<<<<
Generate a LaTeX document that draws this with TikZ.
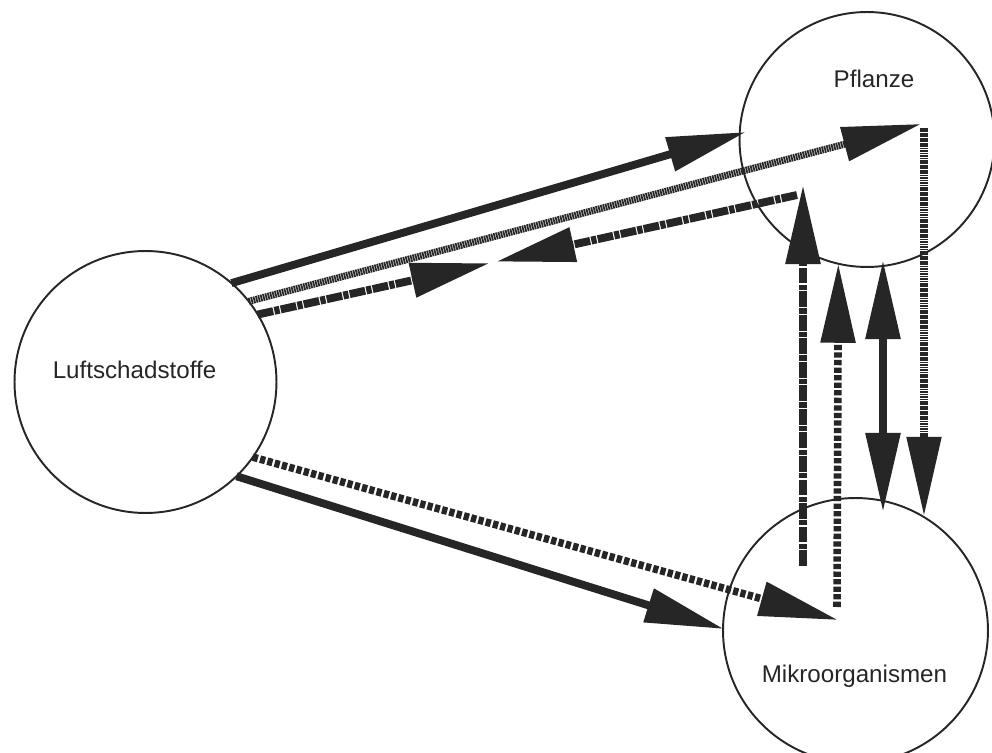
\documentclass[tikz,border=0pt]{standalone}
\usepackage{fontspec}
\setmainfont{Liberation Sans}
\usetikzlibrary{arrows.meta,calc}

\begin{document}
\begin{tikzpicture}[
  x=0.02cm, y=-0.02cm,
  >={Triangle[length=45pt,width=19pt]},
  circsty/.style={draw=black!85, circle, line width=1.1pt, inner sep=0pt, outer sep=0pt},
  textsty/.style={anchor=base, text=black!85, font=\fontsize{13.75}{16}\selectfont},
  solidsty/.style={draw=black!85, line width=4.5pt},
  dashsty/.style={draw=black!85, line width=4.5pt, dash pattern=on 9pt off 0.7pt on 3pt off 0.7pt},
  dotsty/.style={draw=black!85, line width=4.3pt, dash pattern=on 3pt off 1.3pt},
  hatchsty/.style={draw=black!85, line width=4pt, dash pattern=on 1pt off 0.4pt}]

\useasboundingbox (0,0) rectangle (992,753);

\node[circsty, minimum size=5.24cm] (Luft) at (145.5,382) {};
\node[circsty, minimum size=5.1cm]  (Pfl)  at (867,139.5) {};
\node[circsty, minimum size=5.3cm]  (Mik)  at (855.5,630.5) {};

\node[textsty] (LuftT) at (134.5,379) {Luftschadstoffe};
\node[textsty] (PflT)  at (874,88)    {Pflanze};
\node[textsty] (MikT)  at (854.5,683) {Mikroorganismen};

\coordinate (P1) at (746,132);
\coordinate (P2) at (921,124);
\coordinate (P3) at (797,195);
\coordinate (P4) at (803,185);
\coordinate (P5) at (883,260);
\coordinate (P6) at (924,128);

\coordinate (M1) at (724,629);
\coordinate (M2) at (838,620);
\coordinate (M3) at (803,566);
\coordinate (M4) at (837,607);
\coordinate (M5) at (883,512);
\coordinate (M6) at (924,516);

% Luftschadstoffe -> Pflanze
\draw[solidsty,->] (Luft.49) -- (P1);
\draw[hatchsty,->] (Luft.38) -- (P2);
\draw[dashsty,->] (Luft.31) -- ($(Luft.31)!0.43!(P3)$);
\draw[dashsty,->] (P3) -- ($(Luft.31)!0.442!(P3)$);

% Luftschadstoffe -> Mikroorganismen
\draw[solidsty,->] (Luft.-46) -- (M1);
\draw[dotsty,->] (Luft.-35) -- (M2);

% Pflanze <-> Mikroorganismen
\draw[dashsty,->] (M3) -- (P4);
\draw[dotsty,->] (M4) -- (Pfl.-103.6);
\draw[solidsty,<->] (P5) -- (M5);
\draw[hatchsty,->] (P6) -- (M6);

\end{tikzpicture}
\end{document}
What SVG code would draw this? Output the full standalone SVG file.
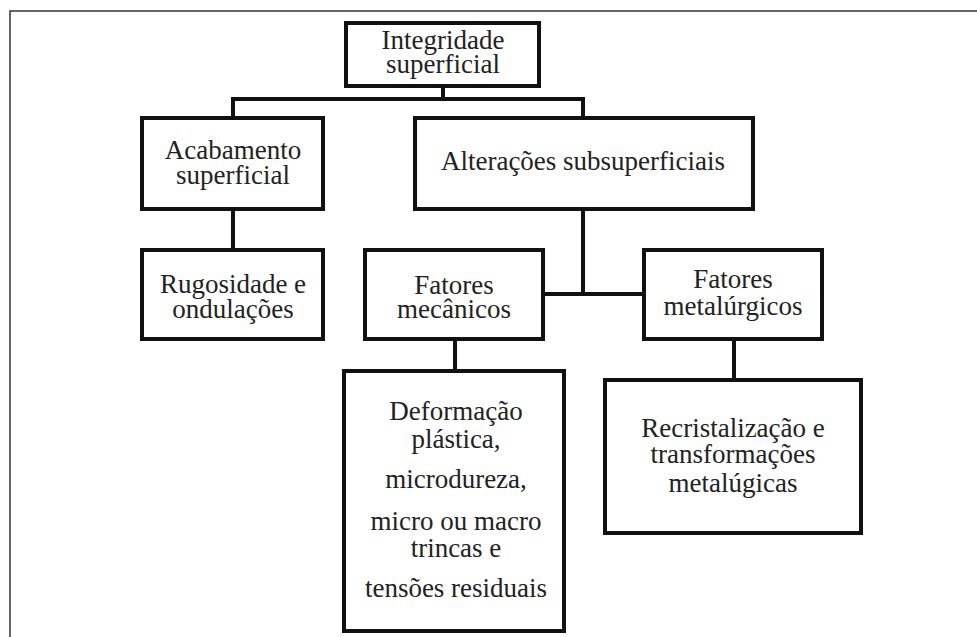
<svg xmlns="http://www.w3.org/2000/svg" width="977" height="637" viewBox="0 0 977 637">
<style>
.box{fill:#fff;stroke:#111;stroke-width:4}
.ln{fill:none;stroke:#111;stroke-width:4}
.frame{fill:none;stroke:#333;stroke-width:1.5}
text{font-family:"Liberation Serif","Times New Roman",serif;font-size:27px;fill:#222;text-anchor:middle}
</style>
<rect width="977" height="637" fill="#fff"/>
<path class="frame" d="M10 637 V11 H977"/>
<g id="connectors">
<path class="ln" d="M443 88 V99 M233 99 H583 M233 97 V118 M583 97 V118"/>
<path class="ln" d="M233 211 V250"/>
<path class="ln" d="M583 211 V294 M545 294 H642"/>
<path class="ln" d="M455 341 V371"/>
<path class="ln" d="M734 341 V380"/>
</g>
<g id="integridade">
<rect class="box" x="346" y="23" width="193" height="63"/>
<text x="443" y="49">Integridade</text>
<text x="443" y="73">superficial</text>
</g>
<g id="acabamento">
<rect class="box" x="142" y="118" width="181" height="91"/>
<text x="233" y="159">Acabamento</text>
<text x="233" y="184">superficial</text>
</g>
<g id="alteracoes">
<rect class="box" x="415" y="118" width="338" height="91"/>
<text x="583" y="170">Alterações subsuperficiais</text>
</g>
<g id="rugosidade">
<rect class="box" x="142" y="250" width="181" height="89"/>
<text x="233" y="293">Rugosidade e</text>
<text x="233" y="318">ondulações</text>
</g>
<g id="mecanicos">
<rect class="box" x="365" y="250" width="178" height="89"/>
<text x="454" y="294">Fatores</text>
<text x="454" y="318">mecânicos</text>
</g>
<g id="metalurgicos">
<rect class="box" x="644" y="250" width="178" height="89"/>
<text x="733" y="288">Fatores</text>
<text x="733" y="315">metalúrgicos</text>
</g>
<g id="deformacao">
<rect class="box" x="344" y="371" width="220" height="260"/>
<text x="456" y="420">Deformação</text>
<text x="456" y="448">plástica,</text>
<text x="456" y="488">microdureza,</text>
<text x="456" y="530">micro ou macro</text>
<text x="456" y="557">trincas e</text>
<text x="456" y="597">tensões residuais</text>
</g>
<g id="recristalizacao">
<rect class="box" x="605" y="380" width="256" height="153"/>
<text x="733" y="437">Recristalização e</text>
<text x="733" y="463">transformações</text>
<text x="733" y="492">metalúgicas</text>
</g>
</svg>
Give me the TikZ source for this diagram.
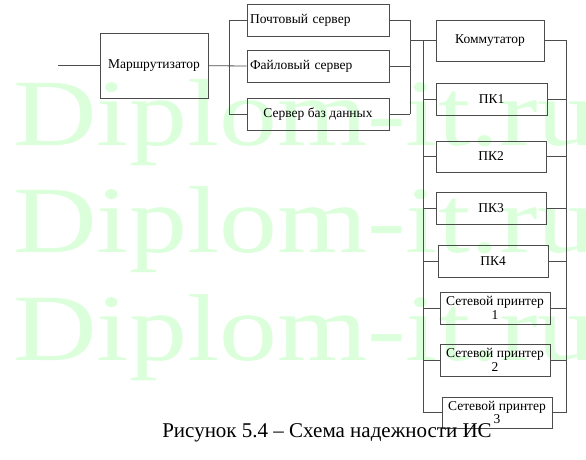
>>>>
Short problem: Search the records for the string "this" and return every line in which it occurs.

Exercise answer:
Generate a LaTeX document that draws this with TikZ.
What SVG code would draw this? Output the full standalone SVG file.
Give me the TikZ source for this diagram.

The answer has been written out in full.